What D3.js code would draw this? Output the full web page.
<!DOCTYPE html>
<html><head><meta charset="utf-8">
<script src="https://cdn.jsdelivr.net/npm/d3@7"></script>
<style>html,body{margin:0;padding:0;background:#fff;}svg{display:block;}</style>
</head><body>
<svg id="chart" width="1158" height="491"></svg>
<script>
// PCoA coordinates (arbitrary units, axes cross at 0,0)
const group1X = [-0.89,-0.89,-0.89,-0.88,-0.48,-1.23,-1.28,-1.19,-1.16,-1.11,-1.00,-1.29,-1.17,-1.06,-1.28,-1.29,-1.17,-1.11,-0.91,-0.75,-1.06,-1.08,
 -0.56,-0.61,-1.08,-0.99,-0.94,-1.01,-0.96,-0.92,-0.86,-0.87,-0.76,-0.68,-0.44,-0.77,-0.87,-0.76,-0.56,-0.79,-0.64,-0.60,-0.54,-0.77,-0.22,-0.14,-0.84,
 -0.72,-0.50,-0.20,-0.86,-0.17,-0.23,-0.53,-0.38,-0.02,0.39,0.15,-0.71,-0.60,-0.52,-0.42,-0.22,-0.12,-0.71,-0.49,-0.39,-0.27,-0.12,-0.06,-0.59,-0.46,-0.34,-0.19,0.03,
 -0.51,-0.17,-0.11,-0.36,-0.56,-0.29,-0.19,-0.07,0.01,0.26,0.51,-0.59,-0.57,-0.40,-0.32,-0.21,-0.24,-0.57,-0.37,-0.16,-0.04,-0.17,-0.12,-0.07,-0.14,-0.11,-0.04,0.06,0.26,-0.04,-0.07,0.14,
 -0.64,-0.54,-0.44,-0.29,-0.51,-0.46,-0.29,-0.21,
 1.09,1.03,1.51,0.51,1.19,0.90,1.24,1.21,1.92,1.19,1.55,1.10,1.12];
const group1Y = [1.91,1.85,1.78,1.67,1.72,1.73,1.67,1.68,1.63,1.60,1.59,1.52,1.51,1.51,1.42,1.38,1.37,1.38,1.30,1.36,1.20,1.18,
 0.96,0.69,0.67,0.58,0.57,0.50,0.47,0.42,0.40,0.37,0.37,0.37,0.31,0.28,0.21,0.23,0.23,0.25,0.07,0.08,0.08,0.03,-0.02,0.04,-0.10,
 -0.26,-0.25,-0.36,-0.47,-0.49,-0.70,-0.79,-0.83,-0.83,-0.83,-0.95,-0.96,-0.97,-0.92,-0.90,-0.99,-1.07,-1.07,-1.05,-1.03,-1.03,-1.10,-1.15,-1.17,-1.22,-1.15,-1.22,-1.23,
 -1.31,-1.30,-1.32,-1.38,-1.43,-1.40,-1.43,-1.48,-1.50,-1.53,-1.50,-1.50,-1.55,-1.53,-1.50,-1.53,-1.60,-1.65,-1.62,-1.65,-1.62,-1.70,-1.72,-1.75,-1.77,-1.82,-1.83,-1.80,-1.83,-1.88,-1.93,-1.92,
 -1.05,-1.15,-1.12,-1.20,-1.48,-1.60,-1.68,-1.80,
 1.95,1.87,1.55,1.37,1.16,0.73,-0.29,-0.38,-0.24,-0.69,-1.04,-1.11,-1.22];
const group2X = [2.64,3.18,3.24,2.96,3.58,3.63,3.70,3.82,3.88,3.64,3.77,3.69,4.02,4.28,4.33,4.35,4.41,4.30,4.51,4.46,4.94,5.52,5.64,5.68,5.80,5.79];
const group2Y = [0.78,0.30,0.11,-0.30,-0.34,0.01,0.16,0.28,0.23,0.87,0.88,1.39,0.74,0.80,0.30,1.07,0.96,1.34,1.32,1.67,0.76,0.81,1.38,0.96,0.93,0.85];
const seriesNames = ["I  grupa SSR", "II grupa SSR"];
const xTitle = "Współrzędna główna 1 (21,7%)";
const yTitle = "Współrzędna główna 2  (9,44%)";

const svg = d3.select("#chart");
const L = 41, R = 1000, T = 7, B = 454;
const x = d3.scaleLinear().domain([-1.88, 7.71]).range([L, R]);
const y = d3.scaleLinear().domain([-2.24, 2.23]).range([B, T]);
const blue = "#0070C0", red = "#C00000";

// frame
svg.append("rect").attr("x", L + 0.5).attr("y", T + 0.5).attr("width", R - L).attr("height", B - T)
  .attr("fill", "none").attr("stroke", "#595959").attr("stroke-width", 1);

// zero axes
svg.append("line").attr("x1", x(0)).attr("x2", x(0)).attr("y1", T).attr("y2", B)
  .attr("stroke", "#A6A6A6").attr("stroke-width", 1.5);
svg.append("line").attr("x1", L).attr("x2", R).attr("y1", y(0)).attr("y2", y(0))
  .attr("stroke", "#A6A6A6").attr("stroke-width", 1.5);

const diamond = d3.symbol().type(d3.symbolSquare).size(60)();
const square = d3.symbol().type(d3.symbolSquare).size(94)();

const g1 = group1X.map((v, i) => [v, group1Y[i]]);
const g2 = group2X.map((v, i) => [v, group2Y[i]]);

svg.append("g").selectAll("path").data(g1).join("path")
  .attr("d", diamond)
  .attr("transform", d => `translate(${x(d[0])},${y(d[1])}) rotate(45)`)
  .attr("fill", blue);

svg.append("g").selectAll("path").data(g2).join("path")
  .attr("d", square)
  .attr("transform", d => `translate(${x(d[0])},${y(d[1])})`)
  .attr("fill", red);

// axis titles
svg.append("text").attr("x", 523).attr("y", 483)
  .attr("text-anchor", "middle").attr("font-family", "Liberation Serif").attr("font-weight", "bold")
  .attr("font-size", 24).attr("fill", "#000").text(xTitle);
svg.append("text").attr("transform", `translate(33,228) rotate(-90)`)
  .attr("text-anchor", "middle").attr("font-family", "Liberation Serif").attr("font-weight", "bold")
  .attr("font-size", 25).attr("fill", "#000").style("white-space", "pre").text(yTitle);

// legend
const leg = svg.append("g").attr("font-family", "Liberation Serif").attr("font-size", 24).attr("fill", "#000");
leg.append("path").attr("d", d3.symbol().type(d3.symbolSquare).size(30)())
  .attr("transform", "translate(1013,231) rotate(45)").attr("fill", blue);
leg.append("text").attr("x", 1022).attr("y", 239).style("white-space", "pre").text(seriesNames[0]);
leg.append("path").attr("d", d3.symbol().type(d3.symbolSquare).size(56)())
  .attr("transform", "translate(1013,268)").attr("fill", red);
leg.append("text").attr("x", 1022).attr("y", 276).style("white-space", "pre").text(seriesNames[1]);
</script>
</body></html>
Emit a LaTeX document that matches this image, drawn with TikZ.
● ● ● ● ● ● ●
◆ **THE TASK**
The records above are to be copied in full, exactly as written.

◆ **FULL SOLUTION**
What D3.js code would draw this? Output the full web page.
<!DOCTYPE html>
<html><head><meta charset="utf-8">
<script src="https://cdn.jsdelivr.net/npm/d3@7"></script>
<style>html,body{margin:0;padding:0;background:#fff;}svg{display:block;}</style>
</head><body>
<svg id="chart" width="1158" height="491"></svg>
<script>
// PCoA coordinates (arbitrary units, axes cross at 0,0)
const group1X = [-0.89,-0.89,-0.89,-0.88,-0.48,-1.23,-1.28,-1.19,-1.16,-1.11,-1.00,-1.29,-1.17,-1.06,-1.28,-1.29,-1.17,-1.11,-0.91,-0.75,-1.06,-1.08,
 -0.56,-0.61,-1.08,-0.99,-0.94,-1.01,-0.96,-0.92,-0.86,-0.87,-0.76,-0.68,-0.44,-0.77,-0.87,-0.76,-0.56,-0.79,-0.64,-0.60,-0.54,-0.77,-0.22,-0.14,-0.84,
 -0.72,-0.50,-0.20,-0.86,-0.17,-0.23,-0.53,-0.38,-0.02,0.39,0.15,-0.71,-0.60,-0.52,-0.42,-0.22,-0.12,-0.71,-0.49,-0.39,-0.27,-0.12,-0.06,-0.59,-0.46,-0.34,-0.19,0.03,
 -0.51,-0.17,-0.11,-0.36,-0.56,-0.29,-0.19,-0.07,0.01,0.26,0.51,-0.59,-0.57,-0.40,-0.32,-0.21,-0.24,-0.57,-0.37,-0.16,-0.04,-0.17,-0.12,-0.07,-0.14,-0.11,-0.04,0.06,0.26,-0.04,-0.07,0.14,
 -0.64,-0.54,-0.44,-0.29,-0.51,-0.46,-0.29,-0.21,
 1.09,1.03,1.51,0.51,1.19,0.90,1.24,1.21,1.92,1.19,1.55,1.10,1.12];
const group1Y = [1.91,1.85,1.78,1.67,1.72,1.73,1.67,1.68,1.63,1.60,1.59,1.52,1.51,1.51,1.42,1.38,1.37,1.38,1.30,1.36,1.20,1.18,
 0.96,0.69,0.67,0.58,0.57,0.50,0.47,0.42,0.40,0.37,0.37,0.37,0.31,0.28,0.21,0.23,0.23,0.25,0.07,0.08,0.08,0.03,-0.02,0.04,-0.10,
 -0.26,-0.25,-0.36,-0.47,-0.49,-0.70,-0.79,-0.83,-0.83,-0.83,-0.95,-0.96,-0.97,-0.92,-0.90,-0.99,-1.07,-1.07,-1.05,-1.03,-1.03,-1.10,-1.15,-1.17,-1.22,-1.15,-1.22,-1.23,
 -1.31,-1.30,-1.32,-1.38,-1.43,-1.40,-1.43,-1.48,-1.50,-1.53,-1.50,-1.50,-1.55,-1.53,-1.50,-1.53,-1.60,-1.65,-1.62,-1.65,-1.62,-1.70,-1.72,-1.75,-1.77,-1.82,-1.83,-1.80,-1.83,-1.88,-1.93,-1.92,
 -1.05,-1.15,-1.12,-1.20,-1.48,-1.60,-1.68,-1.80,
 1.95,1.87,1.55,1.37,1.16,0.73,-0.29,-0.38,-0.24,-0.69,-1.04,-1.11,-1.22];
const group2X = [2.64,3.18,3.24,2.96,3.58,3.63,3.70,3.82,3.88,3.64,3.77,3.69,4.02,4.28,4.33,4.35,4.41,4.30,4.51,4.46,4.94,5.52,5.64,5.68,5.80,5.79];
const group2Y = [0.78,0.30,0.11,-0.30,-0.34,0.01,0.16,0.28,0.23,0.87,0.88,1.39,0.74,0.80,0.30,1.07,0.96,1.34,1.32,1.67,0.76,0.81,1.38,0.96,0.93,0.85];
const seriesNames = ["I  grupa SSR", "II grupa SSR"];
const xTitle = "Współrzędna główna 1 (21,7%)";
const yTitle = "Współrzędna główna 2  (9,44%)";

const svg = d3.select("#chart");
const L = 41, R = 1000, T = 7, B = 454;
const x = d3.scaleLinear().domain([-1.88, 7.71]).range([L, R]);
const y = d3.scaleLinear().domain([-2.24, 2.23]).range([B, T]);
const blue = "#0070C0", red = "#C00000";

// frame
svg.append("rect").attr("x", L + 0.5).attr("y", T + 0.5).attr("width", R - L).attr("height", B - T)
  .attr("fill", "none").attr("stroke", "#595959").attr("stroke-width", 1);

// zero axes
svg.append("line").attr("x1", x(0)).attr("x2", x(0)).attr("y1", T).attr("y2", B)
  .attr("stroke", "#A6A6A6").attr("stroke-width", 1.5);
svg.append("line").attr("x1", L).attr("x2", R).attr("y1", y(0)).attr("y2", y(0))
  .attr("stroke", "#A6A6A6").attr("stroke-width", 1.5);

const diamond = d3.symbol().type(d3.symbolSquare).size(60)();
const square = d3.symbol().type(d3.symbolSquare).size(94)();

const g1 = group1X.map((v, i) => [v, group1Y[i]]);
const g2 = group2X.map((v, i) => [v, group2Y[i]]);

svg.append("g").selectAll("path").data(g1).join("path")
  .attr("d", diamond)
  .attr("transform", d => `translate(${x(d[0])},${y(d[1])}) rotate(45)`)
  .attr("fill", blue);

svg.append("g").selectAll("path").data(g2).join("path")
  .attr("d", square)
  .attr("transform", d => `translate(${x(d[0])},${y(d[1])})`)
  .attr("fill", red);

// axis titles
svg.append("text").attr("x", 523).attr("y", 483)
  .attr("text-anchor", "middle").attr("font-family", "Liberation Serif").attr("font-weight", "bold")
  .attr("font-size", 24).attr("fill", "#000").text(xTitle);
svg.append("text").attr("transform", `translate(33,228) rotate(-90)`)
  .attr("text-anchor", "middle").attr("font-family", "Liberation Serif").attr("font-weight", "bold")
  .attr("font-size", 25).attr("fill", "#000").style("white-space", "pre").text(yTitle);

// legend
const leg = svg.append("g").attr("font-family", "Liberation Serif").attr("font-size", 24).attr("fill", "#000");
leg.append("path").attr("d", d3.symbol().type(d3.symbolSquare).size(30)())
  .attr("transform", "translate(1013,231) rotate(45)").attr("fill", blue);
leg.append("text").attr("x", 1022).attr("y", 239).style("white-space", "pre").text(seriesNames[0]);
leg.append("path").attr("d", d3.symbol().type(d3.symbolSquare).size(56)())
  .attr("transform", "translate(1013,268)").attr("fill", red);
leg.append("text").attr("x", 1022).attr("y", 276).style("white-space", "pre").text(seriesNames[1]);
</script>
</body></html>
Emit a LaTeX document that matches this image, drawn with TikZ.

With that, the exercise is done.